Accuracy scores for text-to-speech voices - MS in 4th - but not for long

How does one do accuracy testing of different text to speech voices? That’s a real interesting question. A voice can sound really great for a particular string and then come out as junk given ‘tricky’ text. There are all sorts of text normalization issues (e.g., should the string “read” be pronounced as R EH D or R EE D?) which I think I’ll save for a later discussion.

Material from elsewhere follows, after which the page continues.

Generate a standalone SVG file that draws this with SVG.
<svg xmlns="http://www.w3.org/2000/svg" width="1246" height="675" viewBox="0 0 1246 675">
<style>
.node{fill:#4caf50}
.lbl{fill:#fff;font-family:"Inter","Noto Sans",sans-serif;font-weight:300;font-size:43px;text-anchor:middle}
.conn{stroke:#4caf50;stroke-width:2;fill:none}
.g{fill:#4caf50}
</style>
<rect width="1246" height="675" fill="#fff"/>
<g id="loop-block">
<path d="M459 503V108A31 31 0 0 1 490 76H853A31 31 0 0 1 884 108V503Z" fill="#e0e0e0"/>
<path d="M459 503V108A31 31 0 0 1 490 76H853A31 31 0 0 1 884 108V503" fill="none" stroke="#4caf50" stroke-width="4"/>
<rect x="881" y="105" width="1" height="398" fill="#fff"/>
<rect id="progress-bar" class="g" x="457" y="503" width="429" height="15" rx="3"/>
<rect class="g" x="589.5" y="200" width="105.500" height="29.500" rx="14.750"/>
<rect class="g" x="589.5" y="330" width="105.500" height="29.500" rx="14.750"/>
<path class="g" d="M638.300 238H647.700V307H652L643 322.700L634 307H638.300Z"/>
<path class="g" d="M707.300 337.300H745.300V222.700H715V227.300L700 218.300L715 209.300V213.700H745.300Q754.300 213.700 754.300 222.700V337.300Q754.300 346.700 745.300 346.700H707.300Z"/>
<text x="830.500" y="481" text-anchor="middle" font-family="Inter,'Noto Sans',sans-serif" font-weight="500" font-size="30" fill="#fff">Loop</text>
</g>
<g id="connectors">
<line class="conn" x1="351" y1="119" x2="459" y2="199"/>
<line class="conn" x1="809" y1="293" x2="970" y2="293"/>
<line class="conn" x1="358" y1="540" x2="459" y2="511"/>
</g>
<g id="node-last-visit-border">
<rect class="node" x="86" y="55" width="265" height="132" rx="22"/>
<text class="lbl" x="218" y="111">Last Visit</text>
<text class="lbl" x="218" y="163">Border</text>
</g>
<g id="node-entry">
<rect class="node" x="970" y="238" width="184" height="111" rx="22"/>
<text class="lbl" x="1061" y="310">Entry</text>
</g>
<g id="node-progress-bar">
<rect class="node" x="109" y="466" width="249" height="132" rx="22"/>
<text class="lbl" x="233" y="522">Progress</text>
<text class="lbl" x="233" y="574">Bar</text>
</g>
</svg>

But having just posted a link to waveforms of all of the TTS voices, it’s interesting to see that ASRNews independently rated all of the contenders, assigning its own accuracy scores to voices based on a range of criteria. (Of course, the detailed results are for purchase.) Interestingly, Microsoft’s desktop voice (MS Sam) was rated 4th behind Scansoft, Loquendo, and IBM. We'll be closing in on the lead with the Longhorn TTS engine for sure.

Comments

  • Anonymous
    June 07, 2005
    To me, speech-to-text is much, much more interesting.

    Do you know ratings of speech-to-text engines? I know that Dragon/ScanSoft engine was pretty good, as was IBM ViaVoice, but I am not familiary with the accuracy of MS, nor with any others in the past couple of years.
  • Anonymous
    June 09, 2005
    The comment has been removed